_Recorded data_.
-- BEGIN --

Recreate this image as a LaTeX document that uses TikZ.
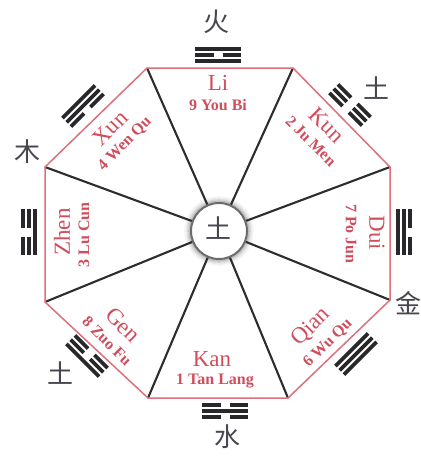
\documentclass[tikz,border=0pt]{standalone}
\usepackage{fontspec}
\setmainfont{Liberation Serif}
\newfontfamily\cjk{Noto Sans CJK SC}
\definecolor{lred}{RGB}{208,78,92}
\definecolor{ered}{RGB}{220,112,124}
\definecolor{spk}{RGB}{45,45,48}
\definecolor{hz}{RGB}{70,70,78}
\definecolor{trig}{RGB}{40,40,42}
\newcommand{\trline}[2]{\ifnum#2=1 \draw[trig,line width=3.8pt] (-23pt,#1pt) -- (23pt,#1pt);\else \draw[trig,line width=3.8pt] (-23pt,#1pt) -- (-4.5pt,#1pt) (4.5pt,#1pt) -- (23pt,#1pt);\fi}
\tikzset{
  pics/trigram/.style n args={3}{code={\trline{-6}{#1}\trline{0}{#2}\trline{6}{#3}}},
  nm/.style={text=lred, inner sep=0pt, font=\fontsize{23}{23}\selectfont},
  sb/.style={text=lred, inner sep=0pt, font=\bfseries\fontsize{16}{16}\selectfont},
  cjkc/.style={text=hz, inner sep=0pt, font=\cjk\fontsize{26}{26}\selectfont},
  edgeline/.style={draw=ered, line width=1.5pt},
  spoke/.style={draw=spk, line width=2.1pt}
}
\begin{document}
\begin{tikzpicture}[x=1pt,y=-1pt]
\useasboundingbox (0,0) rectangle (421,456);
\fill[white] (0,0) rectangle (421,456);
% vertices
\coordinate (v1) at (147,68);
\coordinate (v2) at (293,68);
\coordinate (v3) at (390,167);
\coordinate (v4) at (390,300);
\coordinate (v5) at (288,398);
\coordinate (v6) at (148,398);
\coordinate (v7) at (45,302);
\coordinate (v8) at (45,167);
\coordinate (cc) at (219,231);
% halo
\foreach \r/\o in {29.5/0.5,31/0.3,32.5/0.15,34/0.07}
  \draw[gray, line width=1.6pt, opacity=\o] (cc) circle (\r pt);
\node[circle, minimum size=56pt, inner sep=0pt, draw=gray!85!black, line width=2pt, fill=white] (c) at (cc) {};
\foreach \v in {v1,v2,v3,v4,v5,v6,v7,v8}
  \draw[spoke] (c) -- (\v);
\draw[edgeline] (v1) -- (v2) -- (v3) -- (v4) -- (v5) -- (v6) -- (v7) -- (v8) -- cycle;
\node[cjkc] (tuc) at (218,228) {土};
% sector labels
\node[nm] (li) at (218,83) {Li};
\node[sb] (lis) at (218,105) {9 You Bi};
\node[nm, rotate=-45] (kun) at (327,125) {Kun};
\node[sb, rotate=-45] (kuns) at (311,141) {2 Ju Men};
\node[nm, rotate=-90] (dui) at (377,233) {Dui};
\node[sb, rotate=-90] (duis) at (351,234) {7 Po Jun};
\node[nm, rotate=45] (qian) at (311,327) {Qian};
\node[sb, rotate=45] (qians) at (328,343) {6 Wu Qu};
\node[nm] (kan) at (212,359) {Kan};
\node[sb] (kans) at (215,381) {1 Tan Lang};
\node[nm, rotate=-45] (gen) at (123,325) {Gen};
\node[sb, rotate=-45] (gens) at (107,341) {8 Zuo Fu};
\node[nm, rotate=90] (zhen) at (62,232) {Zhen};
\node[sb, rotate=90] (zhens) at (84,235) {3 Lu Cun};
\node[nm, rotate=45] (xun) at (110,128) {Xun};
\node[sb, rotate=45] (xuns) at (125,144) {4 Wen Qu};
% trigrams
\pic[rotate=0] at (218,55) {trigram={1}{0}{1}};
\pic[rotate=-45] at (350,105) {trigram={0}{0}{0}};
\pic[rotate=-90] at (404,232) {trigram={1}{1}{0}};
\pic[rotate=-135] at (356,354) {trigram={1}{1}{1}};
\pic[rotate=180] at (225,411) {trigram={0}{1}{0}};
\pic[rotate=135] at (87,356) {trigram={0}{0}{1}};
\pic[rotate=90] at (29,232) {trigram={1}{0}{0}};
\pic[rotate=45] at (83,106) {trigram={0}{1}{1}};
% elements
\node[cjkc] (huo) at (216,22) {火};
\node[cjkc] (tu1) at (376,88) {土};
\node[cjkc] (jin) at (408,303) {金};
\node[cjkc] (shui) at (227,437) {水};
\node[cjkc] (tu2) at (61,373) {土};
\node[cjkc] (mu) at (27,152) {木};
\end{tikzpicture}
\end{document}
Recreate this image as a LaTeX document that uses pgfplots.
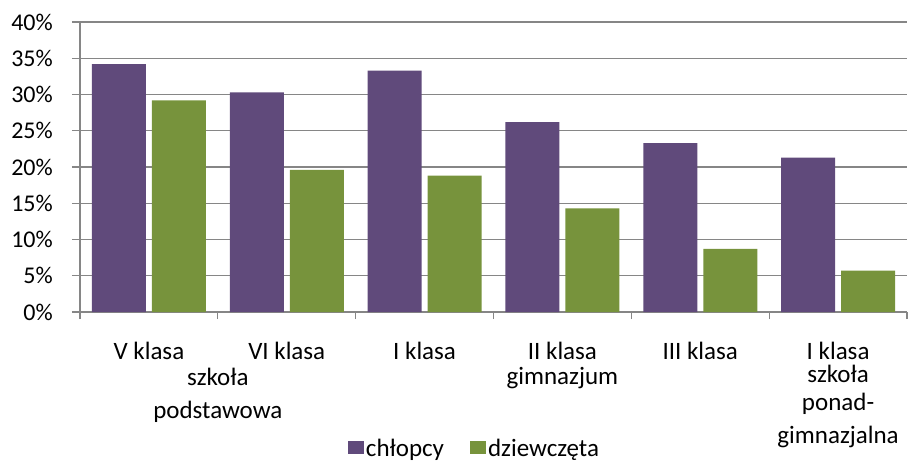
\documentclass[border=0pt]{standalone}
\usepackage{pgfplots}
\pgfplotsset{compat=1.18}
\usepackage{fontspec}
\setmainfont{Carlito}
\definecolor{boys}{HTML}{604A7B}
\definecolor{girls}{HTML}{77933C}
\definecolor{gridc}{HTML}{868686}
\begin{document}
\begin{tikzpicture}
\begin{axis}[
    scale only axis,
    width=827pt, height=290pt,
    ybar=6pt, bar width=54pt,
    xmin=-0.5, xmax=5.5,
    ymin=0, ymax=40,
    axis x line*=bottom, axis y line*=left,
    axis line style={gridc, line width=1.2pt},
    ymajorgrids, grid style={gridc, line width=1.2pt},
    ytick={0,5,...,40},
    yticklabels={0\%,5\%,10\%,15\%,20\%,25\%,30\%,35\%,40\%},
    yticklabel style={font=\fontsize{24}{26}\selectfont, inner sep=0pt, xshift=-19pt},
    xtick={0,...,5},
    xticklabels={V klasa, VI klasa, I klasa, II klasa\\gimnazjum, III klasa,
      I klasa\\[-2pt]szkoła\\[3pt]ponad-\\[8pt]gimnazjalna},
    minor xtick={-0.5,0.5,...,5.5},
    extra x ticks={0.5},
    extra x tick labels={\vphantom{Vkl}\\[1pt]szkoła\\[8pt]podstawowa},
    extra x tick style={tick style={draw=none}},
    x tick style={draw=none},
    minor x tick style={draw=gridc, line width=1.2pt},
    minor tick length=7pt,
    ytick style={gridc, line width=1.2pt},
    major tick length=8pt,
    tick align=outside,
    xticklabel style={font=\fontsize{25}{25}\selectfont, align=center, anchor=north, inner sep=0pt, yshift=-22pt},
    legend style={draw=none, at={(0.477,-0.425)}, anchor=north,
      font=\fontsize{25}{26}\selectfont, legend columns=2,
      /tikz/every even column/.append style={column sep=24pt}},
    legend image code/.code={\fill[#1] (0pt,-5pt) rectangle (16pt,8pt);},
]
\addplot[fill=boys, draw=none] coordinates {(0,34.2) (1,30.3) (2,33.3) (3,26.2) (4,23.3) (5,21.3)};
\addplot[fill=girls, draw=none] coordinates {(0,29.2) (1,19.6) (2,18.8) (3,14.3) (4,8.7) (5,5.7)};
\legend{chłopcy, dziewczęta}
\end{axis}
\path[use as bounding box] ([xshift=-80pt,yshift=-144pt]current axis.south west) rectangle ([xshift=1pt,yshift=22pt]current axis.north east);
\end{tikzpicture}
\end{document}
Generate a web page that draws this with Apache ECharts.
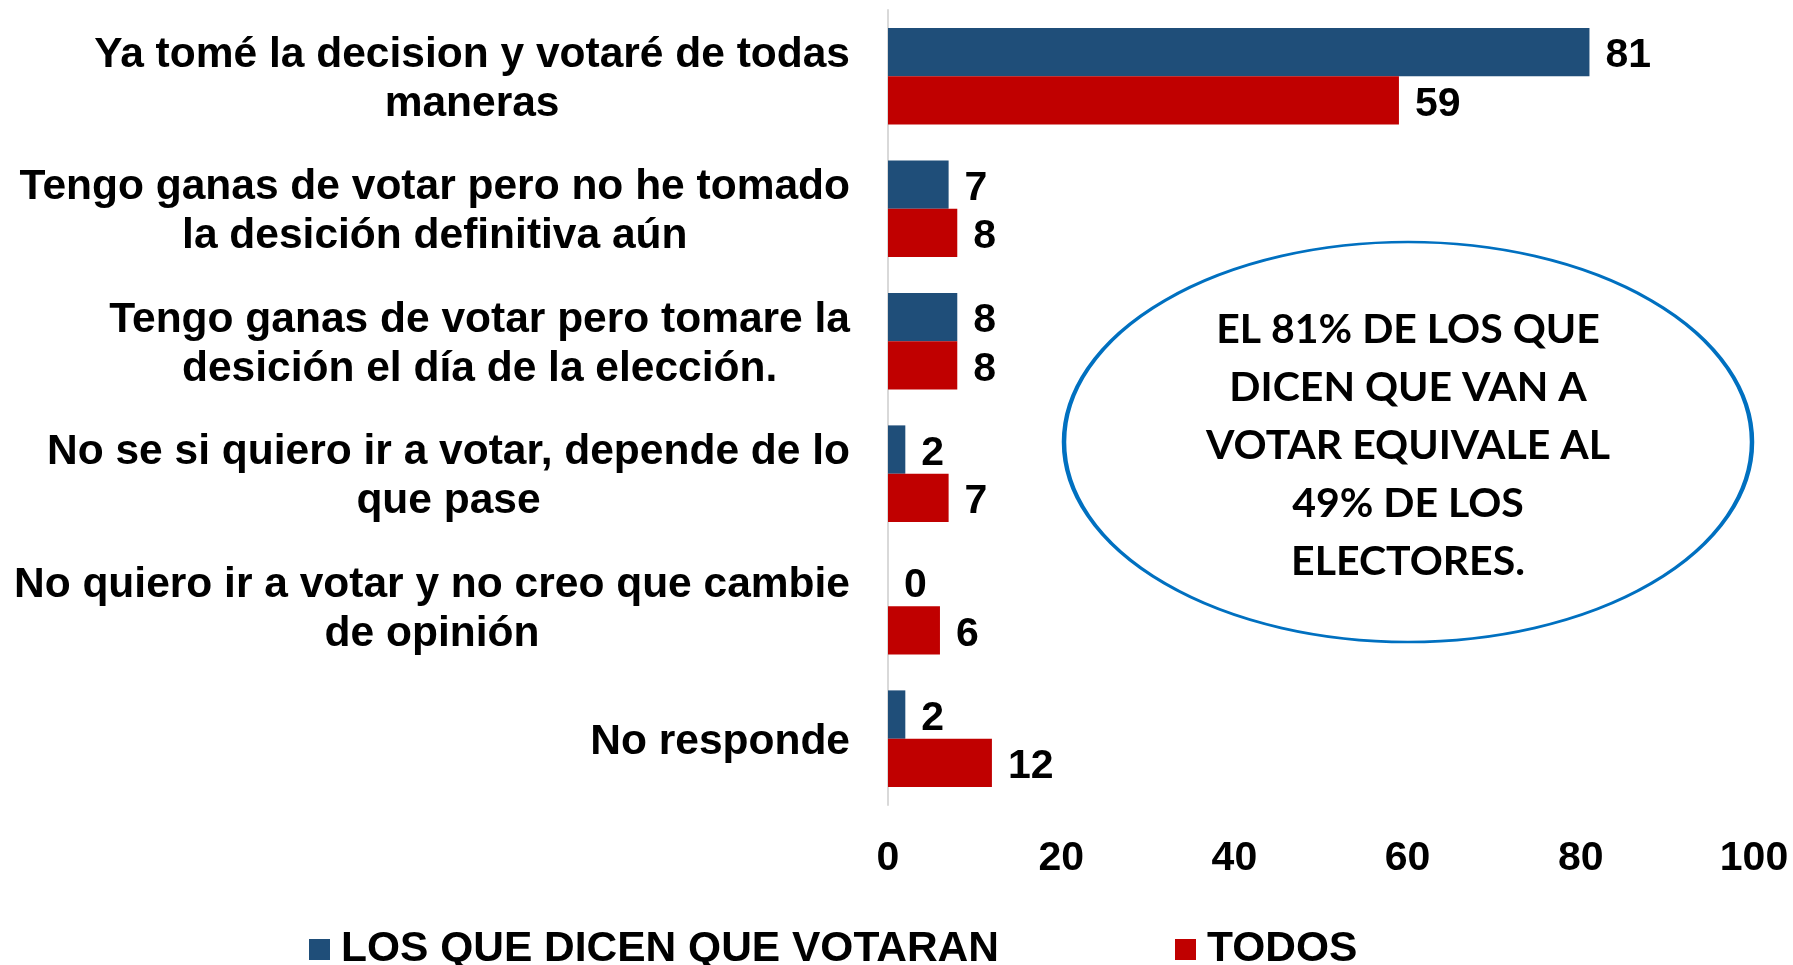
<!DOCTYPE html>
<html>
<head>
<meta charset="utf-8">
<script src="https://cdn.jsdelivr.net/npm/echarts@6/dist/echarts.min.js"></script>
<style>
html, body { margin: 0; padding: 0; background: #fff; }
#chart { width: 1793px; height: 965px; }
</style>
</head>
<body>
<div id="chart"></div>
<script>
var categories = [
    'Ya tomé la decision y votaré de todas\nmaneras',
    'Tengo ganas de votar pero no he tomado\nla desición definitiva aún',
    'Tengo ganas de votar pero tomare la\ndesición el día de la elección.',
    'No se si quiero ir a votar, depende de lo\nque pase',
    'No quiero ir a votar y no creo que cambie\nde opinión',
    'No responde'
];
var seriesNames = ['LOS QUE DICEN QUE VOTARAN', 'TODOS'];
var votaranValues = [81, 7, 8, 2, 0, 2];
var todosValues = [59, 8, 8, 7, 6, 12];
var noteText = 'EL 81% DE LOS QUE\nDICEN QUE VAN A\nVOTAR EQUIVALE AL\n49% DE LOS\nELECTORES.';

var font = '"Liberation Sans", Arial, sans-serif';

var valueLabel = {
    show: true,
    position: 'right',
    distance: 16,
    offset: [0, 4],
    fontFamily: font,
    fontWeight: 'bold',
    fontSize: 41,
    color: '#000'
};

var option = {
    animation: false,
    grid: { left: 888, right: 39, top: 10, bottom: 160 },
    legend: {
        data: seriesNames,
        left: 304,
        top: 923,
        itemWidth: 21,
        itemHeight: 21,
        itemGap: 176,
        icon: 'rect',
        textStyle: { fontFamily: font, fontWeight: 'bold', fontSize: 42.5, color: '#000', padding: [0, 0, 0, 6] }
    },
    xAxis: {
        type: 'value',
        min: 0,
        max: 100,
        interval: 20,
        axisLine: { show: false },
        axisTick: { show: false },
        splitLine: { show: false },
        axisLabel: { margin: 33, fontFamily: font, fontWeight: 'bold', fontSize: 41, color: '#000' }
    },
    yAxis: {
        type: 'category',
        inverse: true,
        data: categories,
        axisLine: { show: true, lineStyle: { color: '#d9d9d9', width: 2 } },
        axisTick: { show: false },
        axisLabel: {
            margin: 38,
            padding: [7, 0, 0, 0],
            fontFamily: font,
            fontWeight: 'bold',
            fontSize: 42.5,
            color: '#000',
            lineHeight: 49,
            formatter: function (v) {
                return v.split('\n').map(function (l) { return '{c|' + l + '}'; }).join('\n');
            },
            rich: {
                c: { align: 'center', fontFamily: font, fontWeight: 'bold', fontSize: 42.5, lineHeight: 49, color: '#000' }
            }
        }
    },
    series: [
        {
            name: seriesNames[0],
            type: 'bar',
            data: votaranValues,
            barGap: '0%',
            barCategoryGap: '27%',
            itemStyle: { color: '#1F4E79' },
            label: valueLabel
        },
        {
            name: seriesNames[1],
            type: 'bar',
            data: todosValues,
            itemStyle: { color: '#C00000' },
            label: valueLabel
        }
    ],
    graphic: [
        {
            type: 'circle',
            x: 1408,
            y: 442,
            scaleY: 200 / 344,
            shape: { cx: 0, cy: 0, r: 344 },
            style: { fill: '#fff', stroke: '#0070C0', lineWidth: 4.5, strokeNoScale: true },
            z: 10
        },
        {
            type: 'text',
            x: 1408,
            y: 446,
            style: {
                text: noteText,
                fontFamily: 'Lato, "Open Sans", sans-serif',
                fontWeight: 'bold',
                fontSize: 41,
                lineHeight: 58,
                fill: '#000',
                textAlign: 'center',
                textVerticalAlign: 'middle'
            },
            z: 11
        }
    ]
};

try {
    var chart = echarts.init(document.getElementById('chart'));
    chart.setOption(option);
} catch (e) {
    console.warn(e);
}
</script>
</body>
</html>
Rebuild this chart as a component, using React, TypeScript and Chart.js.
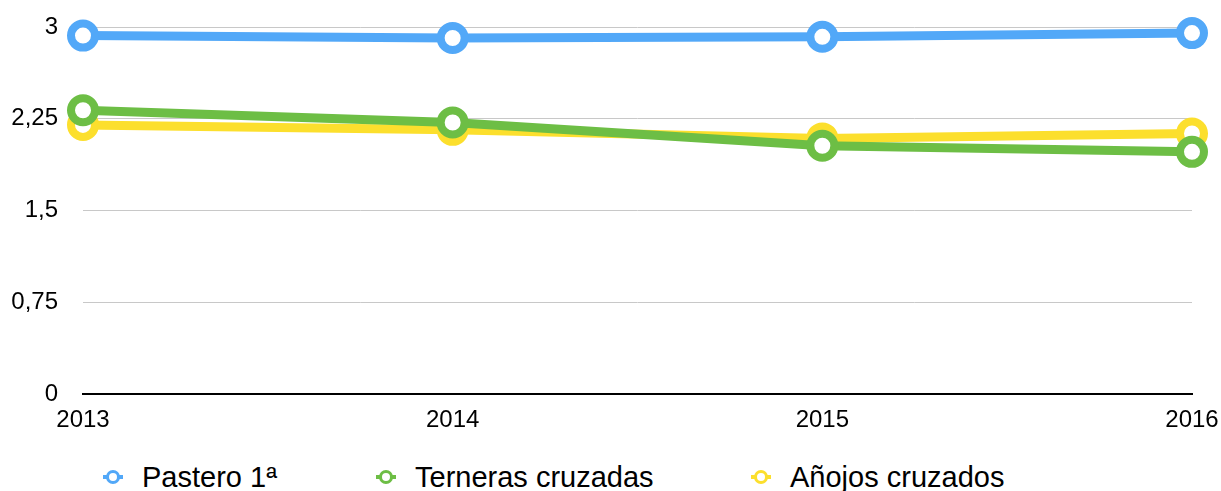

-- END --

_What you should do_.
Find each line with the string "uses" and copy it out.

_Answer for the task_.
Recreate this image as a LaTeX document that uses TikZ.
Recreate this image as a LaTeX document that uses pgfplots.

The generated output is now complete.